> **What to do**:
Copy out, with no alterations, the lines below running from the one containing "Write the matplotlib code for this chart." to the one containing "plt.rcParams['font.family'] = ['Liberation", inclusive at each end; pictures are omitted.

====== The input

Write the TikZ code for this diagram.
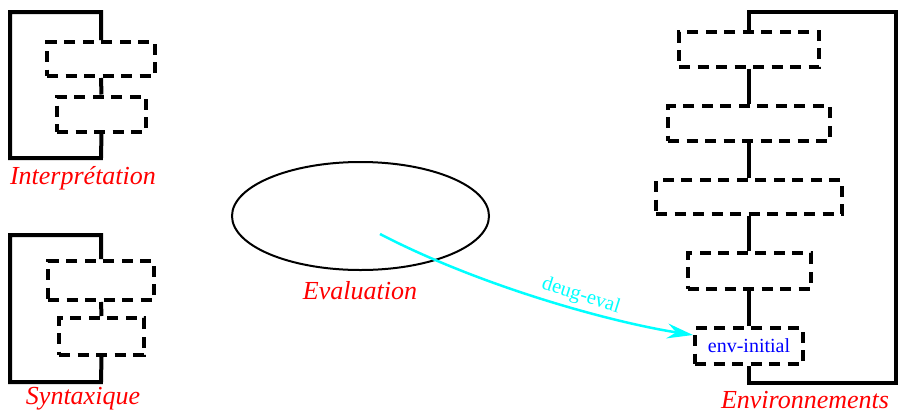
\documentclass[tikz,border=0pt]{standalone}
\usepackage{fontspec}
\setmainfont{Liberation Serif}
\usetikzlibrary{shapes.geometric,arrows.meta}
\definecolor{cyanline}{RGB}{0,255,255}
\definecolor{redlbl}{RGB}{255,0,0}
\definecolor{bluelbl}{RGB}{0,0,255}
\tikzset{
  dbox/.style={draw, line width=4pt, dash pattern=on 11pt off 7.5pt, inner sep=0pt, rectangle},
  brk/.style={line width=4pt, line join=miter},
  lbl/.style={text=redlbl, font=\fontsize{26}{30}\selectfont\itshape, inner sep=0pt},
}
\begin{document}
\begin{tikzpicture}[x=1pt,y=-1pt]
\useasboundingbox (0,0) rectangle (900,413);
% Interpretation
\node[dbox, minimum width=108, minimum height=34] (i1) at (101,59) {};
\node[dbox, minimum width=89, minimum height=35] (i2) at (101.5,114) {};
\draw[brk] (i1.south) -- (i2.north);
\coordinate (ia) at (101,12); \coordinate (ib) at (10,12);
\coordinate (ic) at (10,158); \coordinate (id) at (101,158);
\draw[brk] (i1.north) -- (ia) -- (ib) -- (ic) -- (id) -- (i2.south);
\node[lbl] (il) at (83,178) {Interprétation};
% Syntaxique
\node[dbox, minimum width=106, minimum height=39] (s1) at (101,280.5) {};
\node[dbox, minimum width=85, minimum height=37] (s2) at (101.5,336.5) {};
\draw[brk] (s1.south) -- (s2.north);
\coordinate (sa) at (101,235); \coordinate (sb) at (10,235);
\coordinate (sc) at (10,382); \coordinate (sd) at (101,382);
\draw[brk] (s1.north) -- (sa) -- (sb) -- (sc) -- (sd) -- (s2.south);
\node[lbl] (sl) at (83,399) {Syntaxique};
% Environnements
\node[dbox, minimum width=140, minimum height=35] (e1) at (749,49.5) {};
\node[dbox, minimum width=162, minimum height=35] (e2) at (749,123.5) {};
\node[dbox, minimum width=186, minimum height=34] (e3) at (749,197) {};
\node[dbox, minimum width=123, minimum height=36] (e4) at (749,271) {};
\node[dbox, minimum width=108, minimum height=36, text=bluelbl, font=\fontsize{20}{24}\selectfont] (e5) at (749,346) {env-initial};
\draw[brk] (e1.south) -- (e2.north);
\draw[brk] (e2.south) -- (e3.north);
\draw[brk] (e3.south) -- (e4.north);
\draw[brk] (e4.south) -- (e5.north);
\coordinate (ea) at (749,12); \coordinate (eb) at (896,12);
\coordinate (ec) at (896,383); \coordinate (ed) at (749,383);
\draw[brk] (e1.north) -- (ea) -- (eb) -- (ec) -- (ed) -- (e5.south);
\node[lbl] (el) at (805,400) {Environnements};
% Evaluation
\node[draw, ellipse, line width=2pt, minimum width=257, minimum height=108, inner sep=0pt] (ev) at (360.5,216) {};
\node[lbl] (evl) at (360,291) {Evaluation};
\coordinate (st) at (380,234);
\draw[cyanline, line width=2.5pt, -{Stealth[length=26pt,width=15pt,inset=9pt]}] (st) .. controls (480,286) and (610,322) .. ([yshift=11pt]e5.west);
\node[text=cyanline, font=\fontsize{20.5}{24}\selectfont, rotate=-17.5, inner sep=0pt] (de) at (581,296) {deug-eval};
\end{tikzpicture}
\end{document}
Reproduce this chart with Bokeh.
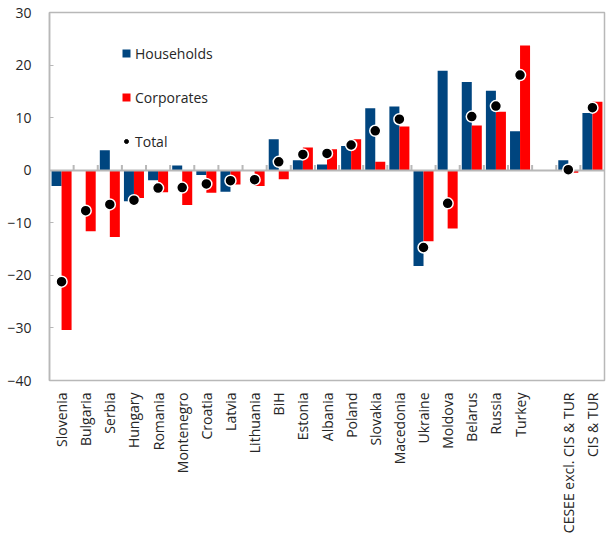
import math
from bokeh.plotting import figure
from bokeh.models import FactorRange, Range1d, Legend, LegendItem, SingleIntervalTicker, ColumnDataSource
from bokeh.transform import dodge
from bokeh.embed import file_html
from bokeh.resources import INLINE

# ---- data ----
categories = ["Slovenia", "Bulgaria", "Serbia", "Hungary", "Romania", "Montenegro",
              "Croatia", "Latvia", "Lithuania", "BiH", "Estonia", "Albania", "Poland",
              "Slovakia", "Macedonia", "Ukraine", "Moldova", "Belarus", "Russia", "Turkey",
              "CESEE excl. CIS & TUR", "CIS & TUR"]
households = [-3.0, 0.0, 3.8, -5.9, -1.9, 0.9, -0.9, -4.1, 0.0, 5.9, 1.9, 1.1, 4.6,
              11.8, 12.1, -18.2, 18.9, 16.8, 15.1, 7.4, 1.9, 10.9]
corporates = [-30.4, -11.6, -12.7, -5.3, -4.2, -6.6, -4.3, -2.7, -3.0, -1.7, 4.3, 4.0, 5.9,
              1.6, 8.3, -13.5, -11.1, 8.5, 11.1, 23.7, -0.5, 13.0]
total = [-21.2, -7.7, -6.5, -5.7, -3.4, -3.3, -2.6, -2.0, -1.8, 1.6, 3.0, 3.2, 4.8,
         7.5, 9.7, -14.7, -6.3, 10.2, 12.2, 18.1, 0.1, 11.9]
gap_label = " "
factors = categories[:20] + [gap_label] + categories[20:]

BLUE = "#00457f"
RED = "#ff0000"
GRAY = "#b8b8b8"
TXT = "#262626"
FONT = "Open Sans"

p = figure(x_range=FactorRange(factors=factors), y_range=Range1d(-40, 30),
           frame_width=555, frame_height=368,
           min_border_left=49, min_border_right=5, min_border_top=12, min_border_bottom=146,
           output_backend="svg", toolbar_location=None)
p.xgrid.visible = False
p.ygrid.visible = False
p.outline_line_color = GRAY
p.outline_line_width = 1.5
p.background_fill_color = "white"
p.border_fill_color = "white"

src = ColumnDataSource(dict(cat=categories, hh=households, corp=corporates, tot=total))

r_hh = p.vbar(x=dodge("cat", -0.2075, range=p.x_range), top="hh", bottom=0, width=0.415,
              source=src, fill_color=BLUE, line_color=None)
r_co = p.vbar(x=dodge("cat", 0.2075, range=p.x_range), top="corp", bottom=0, width=0.415,
              source=src, fill_color=RED, line_color=None)

# zero line and category boundary ticks
p.hspan(y=[0], line_color=GRAY, line_width=2)
bsrc = ColumnDataSource(dict(cat=factors[1:]))
p.segment(x0=dodge("cat", -0.5, range=p.x_range), x1=dodge("cat", -0.5, range=p.x_range),
          y0=0, y1=1.0, source=bsrc, line_color=GRAY, line_width=2)

# small dots (used for the legend swatch), hidden under the big ones
r_tot_leg = p.scatter(x="cat", y="tot", source=src, size=6, fill_color="black", line_color="black")
r_tot = p.scatter(x="cat", y="tot", source=src, size=11, fill_color="black",
                  line_color="white", line_width=1.5)

# axes
p.yaxis.ticker = SingleIntervalTicker(interval=10)
p.yaxis.axis_line_color = GRAY
p.yaxis.axis_line_width = 1.5
p.yaxis.major_tick_line_color = GRAY
p.yaxis.major_tick_in = 4
p.yaxis.major_tick_out = 0
p.yaxis.minor_tick_line_color = None
p.yaxis.major_label_standoff = 14
p.yaxis.major_label_text_font = FONT
p.yaxis.major_label_text_font_size = "14px"
p.yaxis.major_label_text_color = TXT

p.xaxis.axis_line_color = None
p.xaxis.major_tick_line_color = None
p.xaxis.minor_tick_line_color = None
p.xaxis.major_label_orientation = math.pi / 2
p.xaxis.major_label_standoff = 6
p.xaxis.major_label_text_font = FONT
p.xaxis.major_label_text_font_size = "14px"
p.xaxis.major_label_text_color = TXT

legend = Legend(items=[LegendItem(label="Households", renderers=[r_hh]),
                       LegendItem(label="Corporates", renderers=[r_co]),
                       LegendItem(label="Total", renderers=[r_tot_leg])],
                location=(72, 229), orientation="vertical",
                glyph_width=10, glyph_height=10, label_height=20, spacing=24,
                label_standoff=4, padding=0, margin=0,
                border_line_color=None, background_fill_alpha=0,
                label_text_font=FONT, label_text_font_size="14px", label_text_color=TXT)
p.add_layout(legend)

open("out.html", "w").write(file_html(p, INLINE))
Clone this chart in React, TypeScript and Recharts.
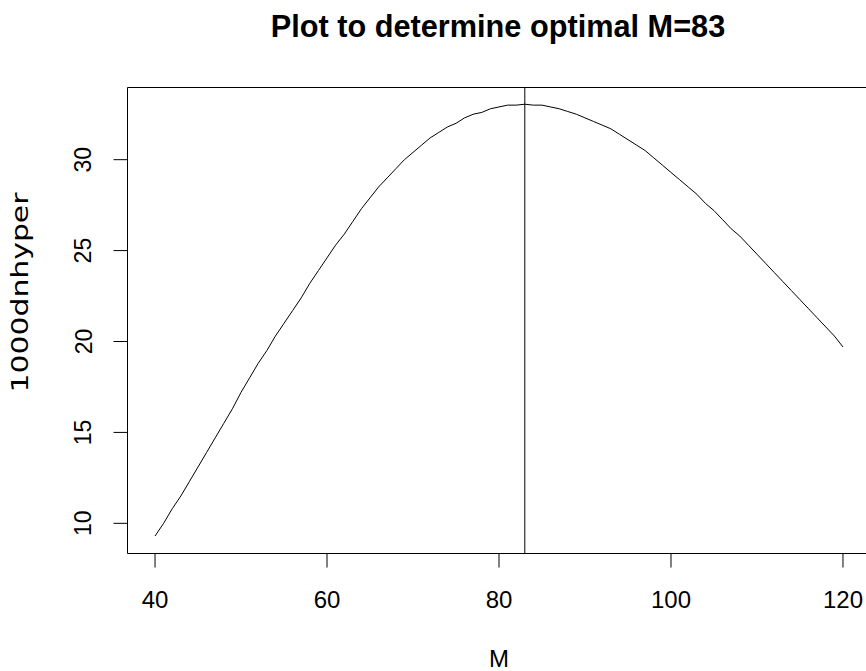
import React from "react";
import { LineChart, Line, XAxis, YAxis, ReferenceLine, ReferenceArea } from "recharts";

// population size M on the x axis
const mValues = [
  40, 41, 42, 43, 44, 45, 46, 47, 48, 49, 50, 51, 52, 53, 54, 55, 56, 57, 58, 59,
  60, 61, 62, 63, 64, 65, 66, 67, 68, 69, 70, 71, 72, 73, 74, 75, 76, 77, 78, 79,
  80, 81, 82, 83, 84, 85, 86, 87, 88, 89, 90, 91, 92, 93, 94, 95, 96, 97, 98, 99,
  100, 101, 102, 103, 104, 105, 106, 107, 108, 109, 110, 111, 112, 113, 114, 115, 116, 117, 118, 119,
  120,
];

// 1000 * dhyper
const dnhyper1000 = [
  9.3, 10.0, 10.8, 11.5, 12.3, 13.1, 13.9, 14.7, 15.5, 16.3,
  17.2, 18.0, 18.8, 19.5, 20.3, 21.0, 21.7, 22.4, 23.2, 23.9,
  24.6, 25.3, 25.9, 26.6, 27.3, 27.9, 28.5, 29.0, 29.5, 30.0,
  30.4, 30.8, 31.2, 31.5, 31.8, 32.0, 32.3, 32.5, 32.6, 32.8,
  32.9, 33.0, 33.0, 33.05, 33.0, 33.0, 32.9, 32.8, 32.65, 32.5,
  32.3, 32.1, 31.9, 31.7, 31.4, 31.1, 30.8, 30.5, 30.1, 29.7,
  29.3, 28.9, 28.5, 28.1, 27.6, 27.2, 26.7, 26.2, 25.8, 25.3,
  24.8, 24.3, 23.8, 23.3, 22.8, 22.3, 21.8, 21.3, 20.8, 20.3,
  19.7,
];

const xTicks = [40, 60, 80, 100, 120];
const yTicks = [10, 15, 20, 25, 30];
const optimalM = 83;

const xDomain = [36.8, 123.2];
const yDomain = [8.34, 33.97];

const font = "'Liberation Sans', Arial, Helvetica, sans-serif";

const data = mValues.map((m, i) => ({ M: m, value: dnhyper1000[i] }));

const XTick = (props: any) => {
  const { x, y, payload } = props;
  return (
    <text x={x} y={y + 38.5} textAnchor="middle" fontSize={24} fontFamily={font} fill="#000">
      {payload.value}
    </text>
  );
};

const YTick = (props: any) => {
  const { x, y, payload } = props;
  const tx = x - 20;
  return (
    <text
      x={tx}
      y={y}
      transform={`rotate(-90, ${tx}, ${y})`}
      textAnchor="middle"
      fontSize={23}
      fontFamily={font}
      fill="#000"
    >
      {payload.value}
    </text>
  );
};

export default function App() {
  return (
    <div
      style={{
        position: "absolute",
        left: 0,
        top: 0,
        width: 866,
        height: 671,
        overflow: "hidden",
        background: "#fff",
      }}
    >
      <LineChart width={880} height={671} data={data} margin={{ top: 87.5, right: 9.5, bottom: 57.5, left: 67.5 }}>
        <XAxis
          dataKey="M"
          type="number"
          domain={xDomain}
          ticks={xTicks}
          interval={0}
          allowDataOverflow
          axisLine={false}
          tickSize={14}
          tickLine={{ stroke: "#000" }}
          tick={<XTick />}
          height={60}
        />
        <YAxis
          type="number"
          domain={yDomain}
          ticks={yTicks}
          interval={0}
          allowDataOverflow
          axisLine={false}
          tickSize={14}
          tickLine={{ stroke: "#000" }}
          tick={<YTick />}
          width={60}
        />
        <ReferenceArea
          x1={xDomain[0]}
          x2={xDomain[1]}
          y1={yDomain[0]}
          y2={yDomain[1]}
          fill="#fff"
          fillOpacity={0}
          stroke="#000"
          strokeWidth={1}
        />
        <ReferenceLine x={optimalM} stroke="#000" strokeWidth={1} />
        <Line
          type="linear"
          dataKey="value"
          stroke="#000"
          strokeWidth={1}
          dot={false}
          isAnimationActive={false}
        />
      </LineChart>
      <svg
        width={866}
        height={671}
        style={{ position: "absolute", left: 0, top: 0, pointerEvents: "none" }}
      >
        <text x={498} y={37} textAnchor="middle" fontSize={30.7} fontWeight="bold" fontFamily={font} fill="#000">
          Plot to determine optimal M=83
        </text>
        <text x={499} y={667} textAnchor="middle" fontSize={24} fontFamily={font} fill="#000">
          M
        </text>
        <text
          x={28}
          y={292.5}
          transform="rotate(-90, 28, 292.5)"
          textAnchor="middle"
          textLength={200}
          lengthAdjust="spacingAndGlyphs"
          fontSize={23}
          fontFamily="'DejaVu Sans', sans-serif"
          fill="#000"
        >
          1000dnhyper
        </text>
      </svg>
    </div>
  );
}
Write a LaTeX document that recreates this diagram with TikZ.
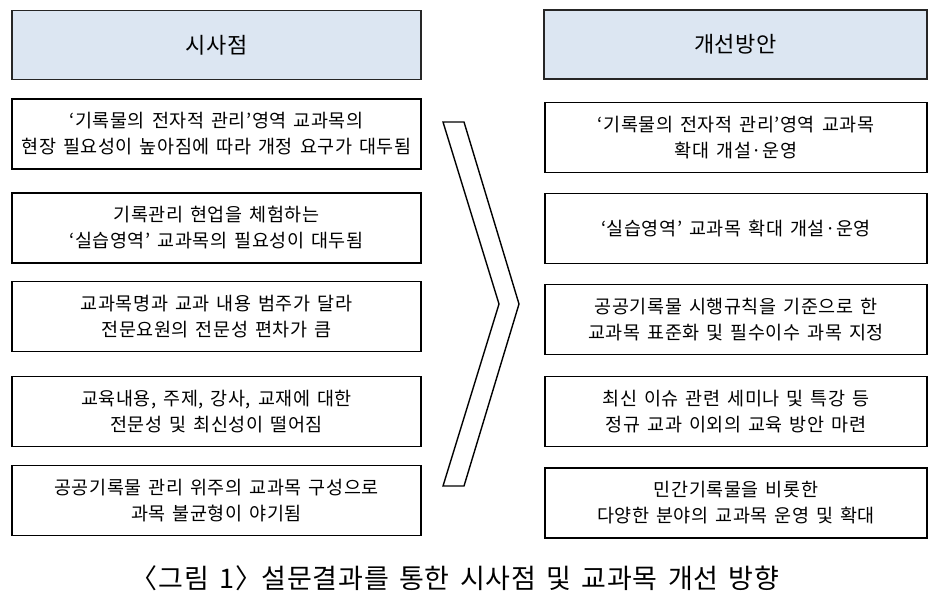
\documentclass[tikz,border=0pt]{standalone}
\usepackage{fontspec}
\setmainfont{Noto Sans CJK KR}
\newfontfamily\boxfont[LetterSpace=3,WordSpace=1.5]{Noto Sans CJK KR}
\definecolor{headfill}{RGB}{220,230,242}
\begin{document}
\begin{tikzpicture}[x=1pt,y=-1pt,
    headbox/.style={draw=black!85,line width=1.6pt,fill=headfill,
      minimum height=69pt,inner sep=0pt,font=\boxfont\fontsize{22}{26}\selectfont},
    itembox/.style={draw=black,line width=1.6pt,fill=white,minimum height=70pt,
      inner sep=0pt,align=center,font=\boxfont\fontsize{18.5}{26}\selectfont}]
  \useasboundingbox (0,0) rectangle (947,600);
  % headers
  \node[headbox,minimum width=409pt] (lhead) at (216.5,45) {시사점};
  \node[headbox,minimum width=383pt] (rhead) at (735.5,44.5) {개선방안};
  % left column
  \foreach \y/\txt [count=\i] in {
      134/{‘기록물의 전자적 관리’영역 교과목의\\현장 필요성이 높아짐에 따라 개정 요구가 대두됨},
      228/{기록관리 현업을 체험하는\\‘실습영역’ 교과목의 필요성이 대두됨},
      316.5/{교과목명과 교과 내용 범주가 달라\\전문요원의 전문성 편차가 큼},
      411.5/{교육내용, 주제, 강사, 교재에 대한\\전문성 및 최신성이 떨어짐},
      500.5/{공공기록물 관리 위주의 교과목 구성으로\\과목 불균형이 야기됨}} {
    \node[itembox,minimum width=409pt] (l\i) at (216.5,\y) {\txt};
  }
  % right column
  \foreach \y/\txt [count=\i] in {
      137.5/{‘기록물의 전자적 관리’영역 교과목\\확대 개설·운영},
      228.5/{‘실습영역’ 교과목 확대 개설·운영},
      319.5/{공공기록물 시행규칙을 기준으로 한\\교과목 표준화 및 필수이수 과목 지정},
      411.5/{최신 이슈 관련 세미나 및 특강 등\\정규 교과 이외의 교육 방안 마련},
      503/{민간기록물을 비롯한\\다양한 분야의 교과목 운영 및 확대}} {
    \node[itembox,minimum width=382pt] (r\i) at (736,\y) {\txt};
  }
  % chevron
  \draw[line width=1.4pt,line join=miter] (443,122) -- (464,122) -- (519,304)
    -- (464,486) -- (443,486) -- (499,304) -- cycle;
  \node[font=\boxfont\fontsize{27}{30}\selectfont] (cap) at (455,578)
    {〈그림 1〉\kern-0.4em{} 설문결과를 통한 시사점 및 교과목 개선 방향};
\end{tikzpicture}
\end{document}
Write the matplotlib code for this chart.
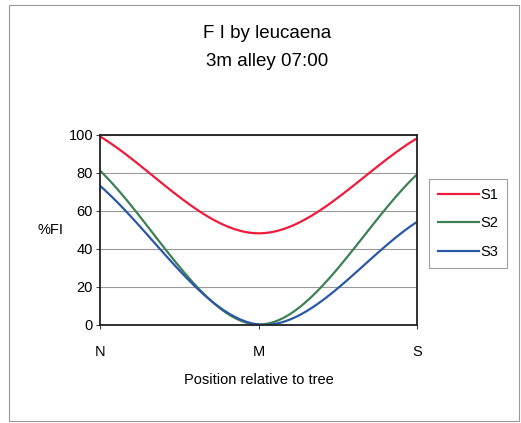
import numpy as np
import matplotlib
matplotlib.use("Agg")
import matplotlib.pyplot as plt
from matplotlib.patches import Rectangle

# data (three positions, Excel-style smoothed lines)
positions = ["N", "M", "S"]
s1 = [99, 48, 98]
s2 = [81, 0, 79]
s3 = [73, 0, 54]
series_names = ["S1", "S2", "S3"]
colors = ["#EE1C3A", "#3E8055", "#2B58A6"]

plt.rcParams['font.family'] = ['Liberation Sans', 'DejaVu Sans']


def smooth(y, n=60):
    # cubic hermite like Excel's smoothed line: chord tangent at ends,
    # centred difference inside
    y = np.asarray(y, float)
    m = np.zeros_like(y)
    m[0] = y[1] - y[0]
    m[-1] = y[-1] - y[-2]
    for i in range(1, len(y) - 1):
        m[i] = (y[i + 1] - y[i - 1]) / 2
    xs, ys = [], []
    for i in range(len(y) - 1):
        t = np.linspace(0, 1, n)
        h00 = 2 * t**3 - 3 * t**2 + 1
        h10 = t**3 - 2 * t**2 + t
        h01 = -2 * t**3 + 3 * t**2
        h11 = t**3 - t**2
        xs.append(i + t)
        ys.append(h00 * y[i] + h10 * m[i] + h01 * y[i + 1] + h11 * m[i + 1])
    return np.concatenate(xs), np.concatenate(ys)


fig = plt.figure(figsize=(5.21, 4.23), dpi=100)
ax = fig.add_axes([100 / 521, 1 - 324.5 / 423, 317 / 521, 190 / 423])

for vals, name, c in zip([s1, s2, s3], series_names, colors):
    x, y = smooth(vals)
    ax.plot(x, y, color=c, lw=1.6, label=name, clip_on=True)

ax.set_xlim(0, 2)
ax.set_ylim(0, 100)
ax.set_yticks([0, 20, 40, 60, 80, 100])
ax.set_xticks([0, 1, 2])
ax.set_xticklabels(positions)
ax.tick_params(axis='both', labelsize=10.5, length=3, width=0.8, color='#444444')
ax.tick_params(axis='x', pad=12)
ax.tick_params(axis='y', pad=2)
ax.grid(axis='y', color='#999999', lw=0.8)
ax.set_axisbelow(True)
for sp in ax.spines.values():
    sp.set_color('#222222')
    sp.set_linewidth(1.3)

ax.set_xlabel("Position relative to tree", fontsize=10.5, labelpad=10)
ax.set_ylabel("%FI", fontsize=10.5, rotation=0, labelpad=13, va='center')

fig.text(267 / 521, 1 - 33 / 423, "F I by leucaena", ha='center', va='center', fontsize=13.5)
fig.text(267 / 521, 1 - 62 / 423, "3m alley 07:00", ha='center', va='center', fontsize=13.5)

leg = ax.legend(loc='upper left', bbox_to_anchor=(429 / 521, 1 - 179 / 423),
                bbox_transform=fig.transFigure, frameon=True, fancybox=False,
                fontsize=10.5, handlelength=2.85, handletextpad=0.05,
                labelspacing=1.0, borderpad=0.6, borderaxespad=0)
leg.get_frame().set_edgecolor('#888888')
leg.get_frame().set_linewidth(0.8)

fig.patches.append(Rectangle((9 / 521, 1 - 421 / 423), 510 / 521, 416 / 423,
                             transform=fig.transFigure, fill=False,
                             edgecolor='#999999', lw=0.8))

fig.savefig("out.png", dpi=100)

============

> **Result**:
Write the matplotlib code for this chart.
import numpy as np
import matplotlib
matplotlib.use("Agg")
import matplotlib.pyplot as plt
from matplotlib.patches import Rectangle

# data (three positions, Excel-style smoothed lines)
positions = ["N", "M", "S"]
s1 = [99, 48, 98]
s2 = [81, 0, 79]
s3 = [73, 0, 54]
series_names = ["S1", "S2", "S3"]
colors = ["#EE1C3A", "#3E8055", "#2B58A6"]

plt.rcParams['font.family'] = ['Liberation Sans', 'DejaVu Sans']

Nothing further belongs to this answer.